An extensive Senate Judiciary Committee investigation that involved 45 witness interviews and 25 witness statements ultimately did not find “any evidence to substantiate or corroborate any of the allegations” against Kavanaugh, and all of the alleged witnesses named by Ford either denied any knowledge of her claim or flatly refuted it.
After telling reporters he believed Ford’s uncorroborated claims, the former vice president then made a wider comment on women making public accusations.
“For a woman to come forward in the glaring lights of focus, nationally, you’ve got to start off with the presumption that at least the essence of what she’s talking about is real, whether or not she forgets facts, whether or not it’s been made worse or better over time. But nobody fails to understand that this is like jumping into a cauldron,” said Biden, as reported by The Washington Post.
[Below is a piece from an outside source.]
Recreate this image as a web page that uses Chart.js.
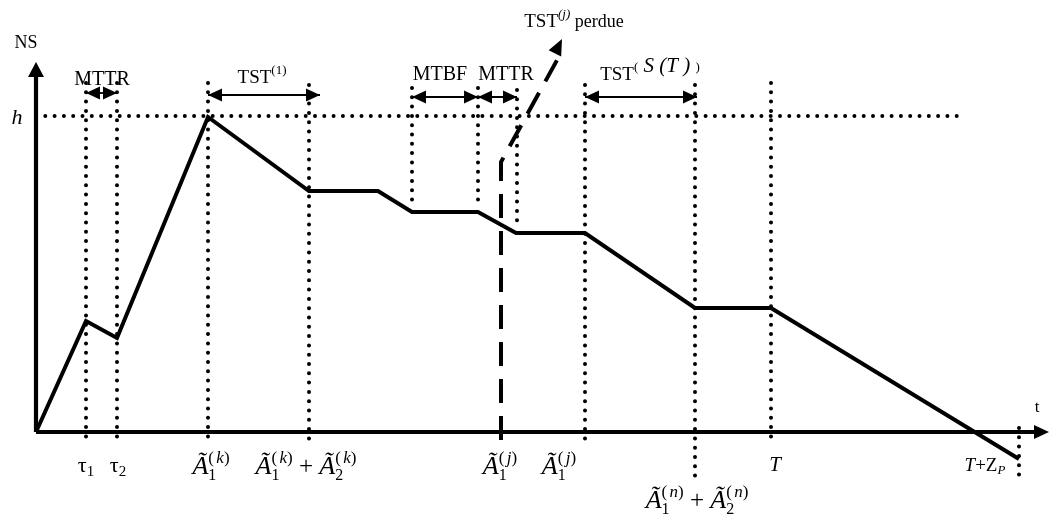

Biden went on to defend Sen. Dianne Feinstein’s much-criticized handling of the Ford allegation. “Dianne’s getting beat up now for why didn’t she go forward,” he said. “The one thing that’s not said is, of all the progress we’ve made in the country, #Metoo, you still have the fundamental question of, what is the individual’s right to come forward or not to come forward?”
During the exchange with reporters, Biden also offered some thoughts about his much-maligned handling of the Anita Hill hearings. “The one regret I have is I wish there had been a way I could’ve controlled the questions,” he said. “But you can’t in a committee. Remember, when they went after the last victim [Hill], I kept trying to gavel, but there was no way to say, ‘You can’t ask that question.'”
For women who come forward with allegations, Biden said, “For all, it’s damaging. For some, it’s devastating.”
The Post notes in its report that when Biden was asked if it mattered that the incident Ford described took place when Kavanaugh was 17 years old, some three and half decades ago, Biden said with a laugh, “What I’m going to do is I’m not going to answer any more questions.”